A prominent collector of celebrity hair believes it’s truly a relic of the nation’s first president.

“There’s no doubt in my mind it’s genuine,” said John Reznikoff, founder of University Archives in Westport, Connecticut. And Reznikoff knows hair. His personal collection of 150 locks includes a brain-speckled strand plucked from Abraham Lincoln’s fatal wound, a voodoo charm made from Jimi Hendrix’s hair and sartorial samples from Albert Einstein, John F. Kennedy, Napoleon, Marilyn Monroe and, of course, George Washington.

India Spartz, head of special collections and archives at Union, called the hair “a very significant treasure” that will eventually be displayed at the liberal arts college.

Union has no plans to put the hair through DNA testing, in part because it could destroy part of the lock.

Reznikoff said hair locks are typically authenticated through examination of associated artifacts and historical connections rather than by DNA testing because genetic tests aren’t always reliable without the hair’s root attached and the possible contamination of DNA from multiple people who likely handled the hair.

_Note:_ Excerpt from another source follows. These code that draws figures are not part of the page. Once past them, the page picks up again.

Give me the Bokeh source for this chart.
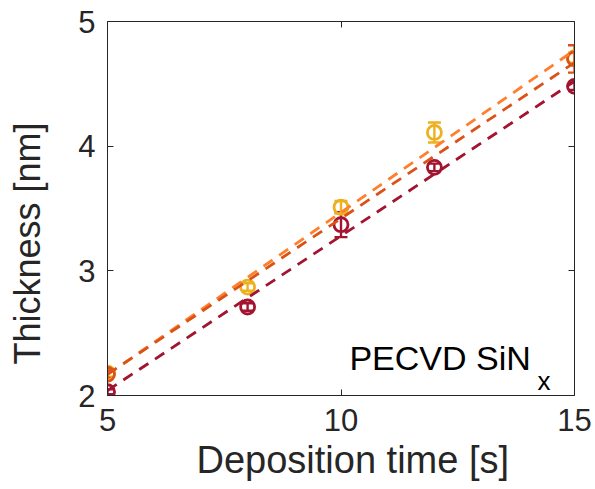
from bokeh.plotting import figure
from bokeh.models import (ColumnDataSource, Whisker, TeeHead, Label, LinearAxis,
                          FixedTicker, Range1d, Title)
from bokeh.embed import file_html
from bokeh.resources import INLINE

# Deposition times [s]
t_yellow = [5, 8, 10, 12, 15]
th_yellow = [2.18, 2.87, 3.51, 4.11, 4.71]
err_yellow = [0.03, 0.03, 0.05, 0.08, 0.04]

t_orange = [5, 15]
th_orange = [2.17, 4.70]
err_orange = [0.03, 0.11]

t_red = [5, 8, 10, 12, 15]
th_red = [2.03, 2.71, 3.37, 3.83, 4.48]
err_red = [0.02, 0.03, 0.10, 0.03, 0.03]

# Linear fits (endpoints)
fit_t = [5, 15]
fit_light = [2.167, 4.77]
fit_orange = [2.17, 4.67]
fit_red = [2.04, 4.52]

x_ticks = [5, 10, 15]
y_ticks = [2, 3, 4, 5]

C_YELLOW = "#EDB120"
C_ORANGE = "#D95319"
C_LIGHT = "#FF7F2A"
C_RED = "#A2142F"
C_AX = "#262626"
FONT = "Liberation Sans"

p = figure(frame_width=467, frame_height=374,
           min_border_left=107, min_border_right=21,
           min_border_top=21, min_border_bottom=94,
           x_range=Range1d(5, 15), y_range=Range1d(2, 5),
           output_backend="svg", toolbar_location=None,
           background_fill_color="white", border_fill_color="white")
p.xgrid.visible = False
p.ygrid.visible = False
p.outline_line_color = None


def style_axis(ax, ticks, show_labels):
    ax.ticker = FixedTicker(ticks=ticks)
    ax.axis_line_color = C_AX
    ax.axis_line_width = 1
    ax.major_tick_line_color = C_AX
    ax.major_tick_in = 6
    ax.major_tick_out = 0
    ax.minor_tick_line_color = None
    ax.major_label_text_font = FONT
    ax.major_label_text_color = C_AX
    if show_labels:
        ax.major_label_text_font_size = "31px"
        ax.major_label_standoff = 12
    else:
        ax.major_label_text_font_size = "1px"
        ax.major_label_text_color = None
        ax.major_label_standoff = 0


style_axis(p.xaxis[0], x_ticks, True)
style_axis(p.yaxis[0], y_ticks, True)
p.xaxis[0].major_label_standoff = 13
top_ax = LinearAxis()
right_ax = LinearAxis()
style_axis(top_ax, x_ticks, False)
style_axis(right_ax, y_ticks, False)
p.add_layout(top_ax, "above")
p.add_layout(right_ax, "right")

# Axis titles (a blank title keeps a gap between the y ticks and its title)
p.add_layout(Title(text="Deposition time [s]", align="left", offset=89,
                   text_font=FONT, text_font_size="38px", text_color=C_AX,
                   text_font_style="normal", standoff=6), "below")
p.add_layout(Title(text=" ", text_font_size="1px", standoff=25), "left")
p.add_layout(Title(text="Thickness [nm]", align="left", offset=31,
                   text_font=FONT, text_font_size="36px", text_color=C_AX,
                   text_font_style="normal", standoff=0), "left")


def series(t, th, err, color):
    src = ColumnDataSource(dict(t=t, th=th,
                                lo=[a - b for a, b in zip(th, err)],
                                hi=[a + b for a, b in zip(th, err)]))
    w = Whisker(base="t", lower="lo", upper="hi", source=src,
                line_color=color, line_width=2.4,
                lower_head=TeeHead(size=13, line_color=color, line_width=2.4),
                upper_head=TeeHead(size=13, line_color=color, line_width=2.4))
    p.add_layout(w)
    p.scatter("t", "th", source=src, marker="circle", size=14,
              fill_color=None, line_color=color, line_width=2.8)


series(t_red, th_red, err_red, C_RED)
series(t_yellow, th_yellow, err_yellow, C_YELLOW)
series(t_orange, th_orange, err_orange, C_ORANGE)

for ys, col in [(fit_light, C_LIGHT), (fit_orange, C_ORANGE), (fit_red, C_RED)]:
    p.line(fit_t, ys, line_color=col, line_width=2.8, line_dash="11 8")

# Annotation inside the axes
p.add_layout(Label(x=10.18, y=2.30, text="PECVD SiN", text_font=FONT,
                   text_font_size="34px", text_color="black",
                   text_baseline="alphabetic", text_align="left"))
p.add_layout(Label(x=14.21, y=2.12, text="x", text_font=FONT,
                   text_font_size="26px", text_color="black",
                   text_baseline="alphabetic", text_align="left"))

open("out.html", "w").write(file_html(p, INLINE))
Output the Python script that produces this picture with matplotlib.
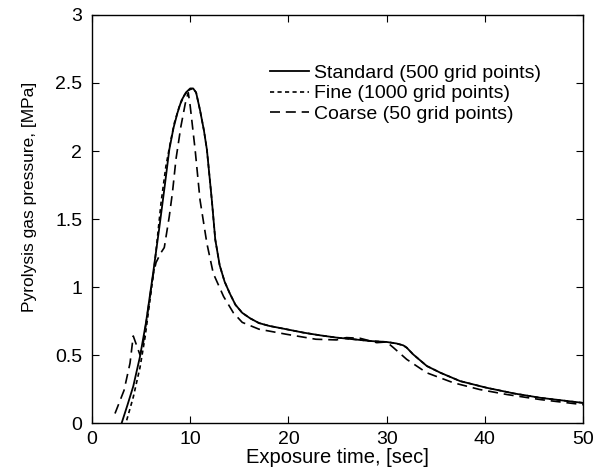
import matplotlib.pyplot as plt
import numpy as np

plt.rcParams['font.family'] = ['Liberation Sans', 'DejaVu Sans']

# Standard (500 grid points)
std_t = [3.02, 3.6, 4.2, 4.89, 5.5, 6.18, 6.86, 7.4, 7.87, 8.3, 8.7, 9.1, 9.56, 10.0, 10.3,
         10.6, 11.0, 11.4, 11.7, 12.2, 12.55, 13.0, 13.5, 14.05, 14.6, 15.3, 16.1, 17.0,
         18.05, 19.76, 21.5, 23.2, 24.9, 26.6, 28.3, 30.0, 31.0, 31.7, 32.05, 32.7, 34.1,
         35.5, 37.5, 40.2, 43.0, 45.7, 50.0]
std_p = [0.0, 0.13, 0.27, 0.49, 0.74, 1.08, 1.44, 1.74, 2.01, 2.17, 2.28, 2.37, 2.43, 2.46,
         2.46, 2.43, 2.30, 2.15, 2.01, 1.64, 1.35, 1.16, 1.04, 0.95, 0.87, 0.81, 0.77, 0.735,
         0.714, 0.69, 0.665, 0.645, 0.628, 0.616, 0.603, 0.596, 0.585, 0.571, 0.554, 0.505,
         0.419, 0.369, 0.308, 0.259, 0.217, 0.185, 0.148]

# Fine (1000 grid points)
fine_t = [3.53, 4.2, 4.89, 5.4, 5.9, 6.3, 6.6, 7.03, 7.53, 8.0, 8.4, 8.9, 9.4, 9.9, 10.3,
          10.6, 11.0, 11.4, 11.7, 12.2, 12.55, 13.0, 13.5, 14.05, 14.6, 15.3, 16.1, 17.0,
          18.05, 19.76, 21.5, 23.2, 24.9, 26.6, 28.3, 30.0, 31.0, 31.7, 32.05, 32.7, 34.1,
          35.5, 37.5, 40.2, 43.0, 45.7, 50.0]
fine_p = [0.02, 0.19, 0.41, 0.63, 0.9, 1.12, 1.32, 1.62, 1.89, 2.07, 2.21, 2.33, 2.41, 2.45,
          2.46, 2.43, 2.30, 2.15, 2.01, 1.64, 1.35, 1.16, 1.04, 0.95, 0.87, 0.81, 0.77, 0.735,
          0.714, 0.69, 0.665, 0.645, 0.628, 0.616, 0.603, 0.596, 0.585, 0.571, 0.554, 0.505,
          0.419, 0.369, 0.308, 0.259, 0.217, 0.185, 0.148]

# Coarse (50 grid points)
crs_t = [2.34, 3.26, 3.87, 4.2, 4.89, 5.22, 5.6, 6.2, 6.52, 7.0, 7.36, 7.87, 8.2, 8.55,
         9.05, 9.5, 9.8, 10.0, 10.5, 11.0, 11.7, 12.35, 13.4, 14.4, 15.3, 17.0, 19.76, 22.8,
         24.9, 25.9, 27.3, 29.0, 30.0, 30.7, 32.05, 34.1, 36.8, 39.5, 42.3, 45.7, 50.0]
crs_p = [0.07, 0.24, 0.44, 0.64, 0.50, 0.59, 0.78, 1.08, 1.18, 1.25, 1.29, 1.52, 1.70, 1.94,
         2.18, 2.35, 2.43, 2.33, 2.01, 1.64, 1.32, 1.10, 0.93, 0.81, 0.74, 0.69, 0.653,
         0.616, 0.611, 0.628, 0.623, 0.591, 0.596, 0.554, 0.468, 0.369, 0.296, 0.246, 0.209,
         0.172, 0.135]

fig = plt.figure(figsize=(6.03, 4.76), dpi=100)
ax = fig.add_axes([0.1526, 0.1113, 0.8142, 0.8572])

ax.plot(std_t, std_p, color='black', lw=1.3, ls='-', label='Standard (500 grid points)')
ax.plot(fine_t, fine_p, color='black', lw=1.2, ls=(0, (2.5, 2)), label='Fine (1000 grid points)')
ax.plot(crs_t, crs_p, color='black', lw=1.2, ls=(0, (6, 3.5)), label='Coarse (50 grid points)')

ax.set_xlim(0, 50)
ax.set_ylim(0, 3)
ax.set_xticks([0, 10, 20, 30, 40, 50])
ax.set_yticks([0, 0.5, 1, 1.5, 2, 2.5, 3])
ax.set_yticklabels(['0', '0.5', '1', '1.5', '2', '2.5', '3'])
ax.tick_params(direction='in', top=True, right=True, labelsize=14, length=5, pad=6)
ax.tick_params(axis='y', pad=7)
for s in ax.spines.values():
    s.set_linewidth(1.0)

ax.set_xlabel('Exposure time, [sec]', fontsize=14.5, labelpad=0)
ax.set_ylabel('Pyrolysis gas pressure, [MPa]', fontsize=12.5)
ax.yaxis.set_label_coords(-0.112, 0.554)

ax.legend(loc='upper right', bbox_to_anchor=(0.95, 0.922), frameon=False, fontsize=14,
          handlelength=2.0, handletextpad=0.25, labelspacing=0.15)

fig.savefig('out.png', dpi=100)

“Most hair locks stand or fail on the basis of written provenance,” Reznikoff said. “So one needs really to consult with document experts rather than scientists.”

For librarian Myers, he’s still coming to grips with what he found during an otherwise mundane December day.

“It’s not nearly as significant as finding some obscure medieval manuscript from some important author,” he said. “But in the context of a small upstate college, this is, like wow! Kind of exciting!”